Je partage avec vous la douleur que ressens un grand nombre des fidèles de notre Eglise, en raison des difficultés qu'ils traversent. J'œuvre avec mes frères les membres du Saint Synode pour atténuer l'impact de ces circonstances sur eux et sur l'ensemble de nos concitoyens. Ceci fait partie intégrante de notre témoignage. Mais nous ne sommes pas disposés pour autant, à accepter ce à quoi est exposé l’être humain dans ces contrées. Nous œuvrons pour que notre refus de la réalité d'aujourd'hui, puisse être le reflet de notre foi.

Nous refusons cette réalité et nous la condamnons. Nous n'avons pas non plus peur de celui qui use de la violence comme processus et chemin car nous sommes les enfants de la résurrection. Que nous soyons tués, que nous soyons enlevés, que nos institutions soient détruites, tout cela ne va pas entamer notre détermination à continuer à s'attacher à notre citoyenneté et à la coexistence, et à s'accrocher à notre terre, et à demander la justice et le droit dans nos contrées.

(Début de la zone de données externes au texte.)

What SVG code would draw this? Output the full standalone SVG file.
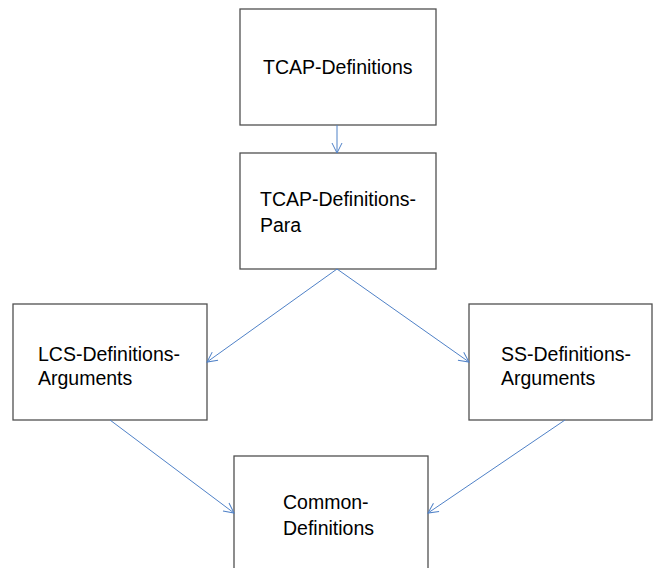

Ainsi, chacun de nous, dans l’espace antiochien des pays de l'Eglise mère ou dans les pays de la diaspora, est invité à essayer d'exprimer son angoisse, et son refus du déroulement des évènements, loin de tout alignement politique. La cause chrétienne est celle de la personne humaine car notre Seigneur s'est incarné pour son salut.

Je saisis cette occasion pour lancer un appel, en votre nom, que vous soyez dans la patrie ou dans la diaspora, à la communauté internationale pour l'inciter à déployer tout ce qui est possible pour libérer les personnes enlevés dont l’absence nous cause beaucoup de peine. Il est très important de s'empresser à tourner cette page, afin d'éviter les dangers des conséquences qui peuvent en résulter.

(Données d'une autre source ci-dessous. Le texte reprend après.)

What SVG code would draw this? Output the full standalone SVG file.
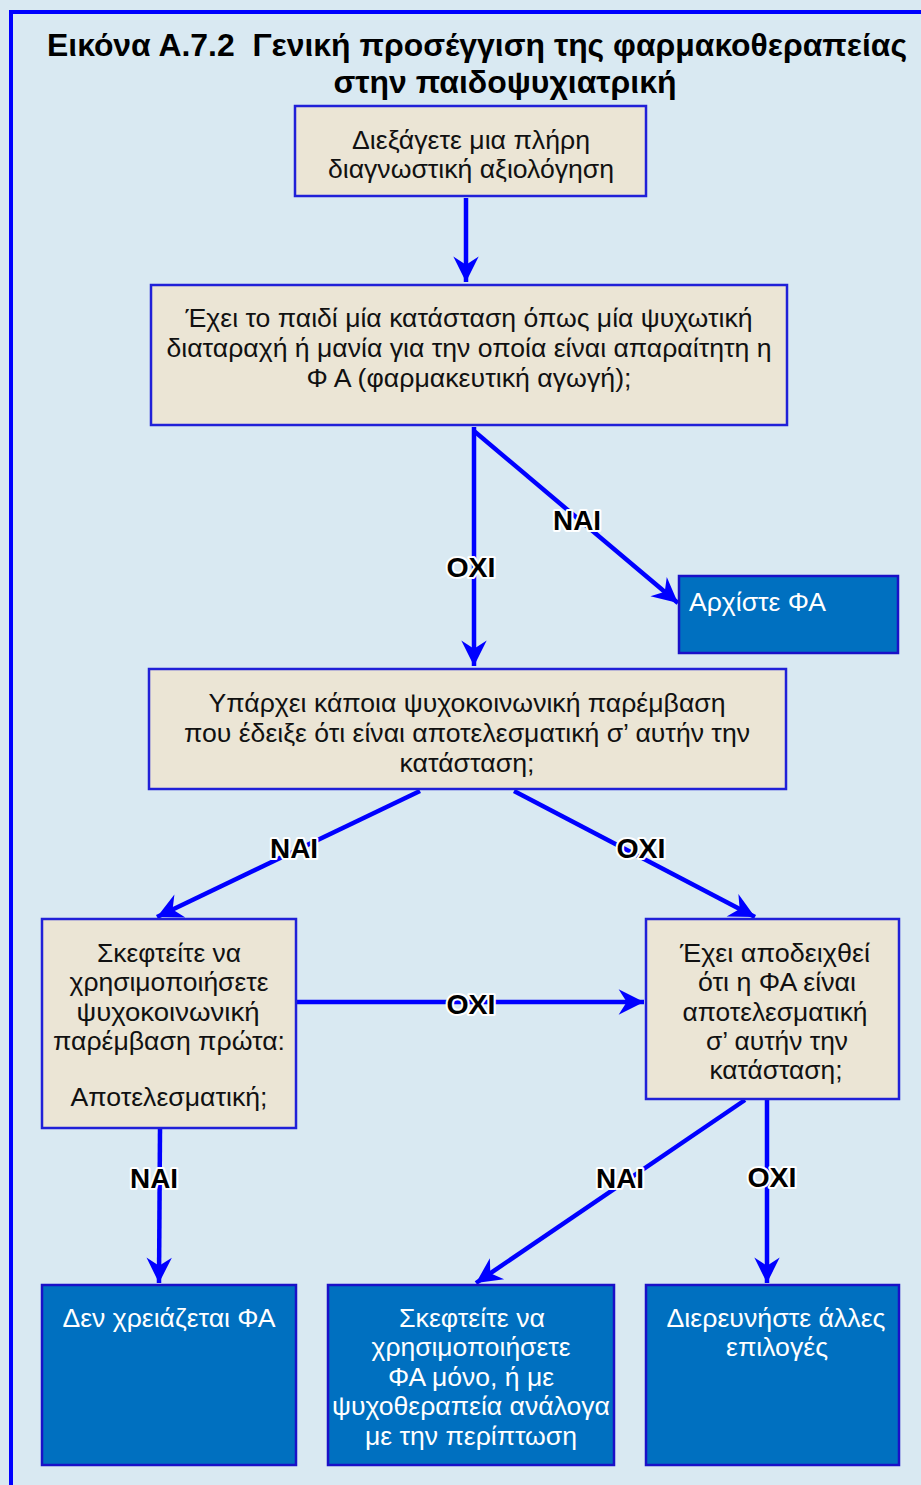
<svg xmlns="http://www.w3.org/2000/svg" width="921" height="1485" viewBox="0 0 921 1485">
<style>
.bg{fill:#d9e9f2}
.frame{fill:none;stroke:#0000ff;stroke-width:4}
.q{fill:#ebe5d5;stroke:#2020d8;stroke-width:2.5}
.a{fill:#0070c0;stroke:#1a10c8;stroke-width:2.5}
.t{font-family:"Liberation Sans",Arial,sans-serif;font-size:25px;fill:#111;text-anchor:middle}
.w{font-family:"Liberation Sans",Arial,sans-serif;font-size:25px;fill:#fff;text-anchor:middle}
.title{font-family:"Liberation Sans",Arial,sans-serif;font-size:31px;font-weight:bold;fill:#000;text-anchor:middle}
.c{fill:none;stroke:#0000ff;stroke-width:4.5}
.lbl{font-family:"Liberation Sans",Arial,sans-serif;font-size:27px;font-weight:bold;fill:#000;stroke:#fff;stroke-width:4;paint-order:stroke;stroke-linejoin:round;text-anchor:middle}
</style>
<defs>
<marker id="ah" markerUnits="userSpaceOnUse" markerWidth="30" markerHeight="30" viewBox="-24 -13 26 26" refX="0" refY="0" orient="auto">
<path d="M0,0 L-22,-11 L-15,0 L-22,11 Z" fill="#0000ff"/>
</marker>
</defs>
<rect class="bg" x="0" y="0" width="921" height="1485"/>
<rect class="frame" x="11" y="12" width="960" height="1500"/>
<g id="title">
<text class="title" x="477" y="56" textLength="860" lengthAdjust="spacingAndGlyphs">Εικόνα Α.7.2&#160; Γενική προσέγγιση της φαρμακοθεραπείας</text>
<text class="title" x="505" y="93" textLength="343" lengthAdjust="spacingAndGlyphs">στην παιδοψυχιατρική</text>
</g>
<g id="connectors">
<line class="c" x1="466" y1="198" x2="466" y2="282" marker-end="url(#ah)"/>
<line class="c" x1="474" y1="427" x2="474" y2="666" marker-end="url(#ah)"/>
<line class="c" x1="474" y1="431" x2="678" y2="603" marker-end="url(#ah)"/>
<line class="c" x1="420" y1="791" x2="157" y2="917" marker-end="url(#ah)"/>
<line class="c" x1="514" y1="791" x2="755" y2="917" marker-end="url(#ah)"/>
<line class="c" x1="297" y1="1002" x2="644" y2="1002" marker-end="url(#ah)"/>
<line class="c" x1="160" y1="1129" x2="159" y2="1283" marker-end="url(#ah)"/>
<line class="c" x1="745" y1="1100" x2="476" y2="1283" marker-end="url(#ah)"/>
<line class="c" x1="767" y1="1100" x2="767" y2="1283" marker-end="url(#ah)"/>
<text class="lbl" x="471" y="577" textLength="49" lengthAdjust="spacingAndGlyphs">ΟΧΙ</text>
<text class="lbl" x="577" y="530" textLength="48" lengthAdjust="spacingAndGlyphs">ΝΑΙ</text>
<text class="lbl" x="294" y="858" textLength="48" lengthAdjust="spacingAndGlyphs">ΝΑΙ</text>
<text class="lbl" x="641" y="858" textLength="49" lengthAdjust="spacingAndGlyphs">ΟΧΙ</text>
<text class="lbl" x="471" y="1014" textLength="49" lengthAdjust="spacingAndGlyphs">ΟΧΙ</text>
<text class="lbl" x="154" y="1188" textLength="48" lengthAdjust="spacingAndGlyphs">ΝΑΙ</text>
<text class="lbl" x="620" y="1188" textLength="48" lengthAdjust="spacingAndGlyphs">ΝΑΙ</text>
<text class="lbl" x="772" y="1187" textLength="49" lengthAdjust="spacingAndGlyphs">ΟΧΙ</text>
</g>
<g id="n1">
<rect class="q" x="295" y="106" width="351" height="90"/>
<text class="t" x="471" y="149" textLength="238" lengthAdjust="spacingAndGlyphs">Διεξάγετε μια πλήρη</text>
<text class="t" x="471" y="178" textLength="286" lengthAdjust="spacingAndGlyphs">διαγνωστική αξιολόγηση</text>
</g>
<g id="n2">
<rect class="q" x="151" y="285" width="636" height="140"/>
<text class="t" x="469" y="327" textLength="567" lengthAdjust="spacingAndGlyphs">Έχει το παιδί μία κατάσταση όπως μία ψυχωτική</text>
<text class="t" x="469" y="357" textLength="605" lengthAdjust="spacingAndGlyphs">διαταραχή ή μανία για την οποία είναι απαραίτητη η</text>
<text class="t" x="469" y="387" textLength="325" lengthAdjust="spacingAndGlyphs">Φ Α (φαρμακευτική αγωγή);</text>
</g>
<g id="n3">
<rect class="a" x="679" y="576" width="219" height="77"/>
<text class="w" x="689" y="611" style="text-anchor:start" textLength="137" lengthAdjust="spacingAndGlyphs">Αρχίστε ΦΑ</text>
</g>
<g id="n4">
<rect class="q" x="149" y="669" width="637" height="120"/>
<text class="t" x="467" y="712" textLength="517" lengthAdjust="spacingAndGlyphs">Υπάρχει κάποια ψυχοκοινωνική παρέμβαση</text>
<text class="t" x="467" y="742" textLength="566" lengthAdjust="spacingAndGlyphs">που έδειξε ότι είναι αποτελεσματική σ’ αυτήν την</text>
<text class="t" x="467" y="772" textLength="135" lengthAdjust="spacingAndGlyphs">κατάσταση;</text>
</g>
<g id="n5">
<rect class="q" x="42" y="919" width="254" height="209"/>
<text class="t" x="169" y="962" textLength="144" lengthAdjust="spacingAndGlyphs">Σκεφτείτε να</text>
<text class="t" x="169" y="991" textLength="199" lengthAdjust="spacingAndGlyphs">χρησιμοποιήσετε</text>
<text class="t" x="168" y="1021" textLength="183" lengthAdjust="spacingAndGlyphs">ψυχοκοινωνική</text>
<text class="t" x="169" y="1050" textLength="232" lengthAdjust="spacingAndGlyphs">παρέμβαση πρώτα:</text>
<text class="t" x="169" y="1106" textLength="197" lengthAdjust="spacingAndGlyphs">Αποτελεσματική;</text>
</g>
<g id="n6">
<rect class="q" x="646" y="919" width="253" height="180"/>
<text class="t" x="775" y="962" textLength="190" lengthAdjust="spacingAndGlyphs">Έχει αποδειχθεί</text>
<text class="t" x="777" y="991" textLength="158" lengthAdjust="spacingAndGlyphs">ότι η ΦΑ είναι</text>
<text class="t" x="775" y="1021" textLength="185" lengthAdjust="spacingAndGlyphs">αποτελεσματική</text>
<text class="t" x="777" y="1050" textLength="142" lengthAdjust="spacingAndGlyphs">σ’ αυτήν την</text>
<text class="t" x="776" y="1079" textLength="133" lengthAdjust="spacingAndGlyphs">κατάσταση;</text>
</g>
<g id="n7">
<rect class="a" x="42" y="1285" width="254" height="180"/>
<text class="w" x="169" y="1327" textLength="213" lengthAdjust="spacingAndGlyphs">Δεν χρειάζεται ΦΑ</text>
</g>
<g id="n8">
<rect class="a" x="328" y="1285" width="286" height="180"/>
<text class="w" x="472" y="1327" textLength="146" lengthAdjust="spacingAndGlyphs">Σκεφτείτε να</text>
<text class="w" x="471" y="1356" textLength="199" lengthAdjust="spacingAndGlyphs">χρησιμοποιήσετε</text>
<text class="w" x="471" y="1386" textLength="166" lengthAdjust="spacingAndGlyphs">ΦΑ μόνο, ή με</text>
<text class="w" x="471" y="1415" textLength="278" lengthAdjust="spacingAndGlyphs">ψυχοθεραπεία ανάλογα</text>
<text class="w" x="471" y="1445" textLength="212" lengthAdjust="spacingAndGlyphs">με την περίπτωση</text>
</g>
<g id="n9">
<rect class="a" x="646" y="1285" width="253" height="180"/>
<text class="w" x="776" y="1327" textLength="219" lengthAdjust="spacingAndGlyphs">Διερευνήστε άλλες</text>
<text class="w" x="777" y="1356" textLength="102" lengthAdjust="spacingAndGlyphs">επιλογές</text>
</g>
</svg>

Notre appel est également un appel insistant englobant la nécessité d’œuvrer pour trouver rapidement une solution à la situation que vit notre patrie bien aimée la Syrie, et ce pour prendre pitié de ce peuple témoin d'une civilisation pluriséculaire fondée sur une présence humaine distinguée, et pour éviter les conséquences néfastes qui peuvent atteindre l'ensemble de la région.

Mes enfants bien aimés,

Au moment où nous entrons dans le temps de la passion et de la résurrection, je vous invite à faire de cette période, une occasion de proclamer notre unité, celle d’une Eglise qui rassemble tous ses membres autour de la défense de la justice. Intensifions les prières pendant cette période, encore plus que d’habitude. A l’instar du Maître qui a avancé sans craindre le chemin de la Golgotha, de même nous sommes invités à monter avec Lui sur ce chemin, tout en étant conscients parfaitement que nous vaincrons par la Croix, car notre Seigneur est ressuscité des morts et Il nous ressuscitera avec lui. Multiplions nos supplications de prières pour qu'elles soient un chemin de témoignage vivant, par lequel nous demandons à Dieu de relever l’injustice qui pèse sur nous, de permettre le retour des personnes enlevés à leurs bienaimés, de consoler les personnes endeuillées de la perte d’êtres chers et d’inspirer les personnes dures de cœur dans l’espoir de les dissuader de continuer à heurter leurs frères humains.

Pour cela, j'invite tout le monde, fidèles et pasteurs, à approcher le dimanche des rameaux, avec un esprit nouveau, afin qu’on commémore les évènements qui entourent cette fête en les reliant à ce que nous vivons aujourd'hui. Appelons ensemble à la résurrection de l'homme dans le cœur de chacune des personnes vivant dans ces contrées. Comme Lazare a été relevé d’entre les morts par le Seigneur, œuvrons par la diaconie que nous Lui offrons pour que le Seigneur puisse rentrer vainqueur au cœur de ce monde, comme il est rentré vainqueur à Jérusalem. Que notre procession se fasse avec des cierges ceinturés avec des ficelles noires, en chantant l’hymne de l’Acathiste à la Mère de Dieu "Invincible conductrice de nos armées ..." au lieu du traditionnel chant « Réjouie toi maison de Béthanie… ». Elevons à cette occasion nos supplications de prières à la Sainte Vierge Marie pour qu'elle préserve notre Eglise comme une ville protégée.

Je vous invite à prier pendant cette Semaine Sainte avec un esprit contrit, tout en étant conscients que si nous sommes tentés par ces épreuves, notre refuge est Le Seigneur. Dieu ne laissera pas tomber son petit troupeau. Que l'amour, le service, le courage, soient une introduction à la joie de la résurrection, cette joie qui ne peut nous être enlevée.

Résidence patriarcale
Monastère Notre Dame de Balamand, 27 avril 2013.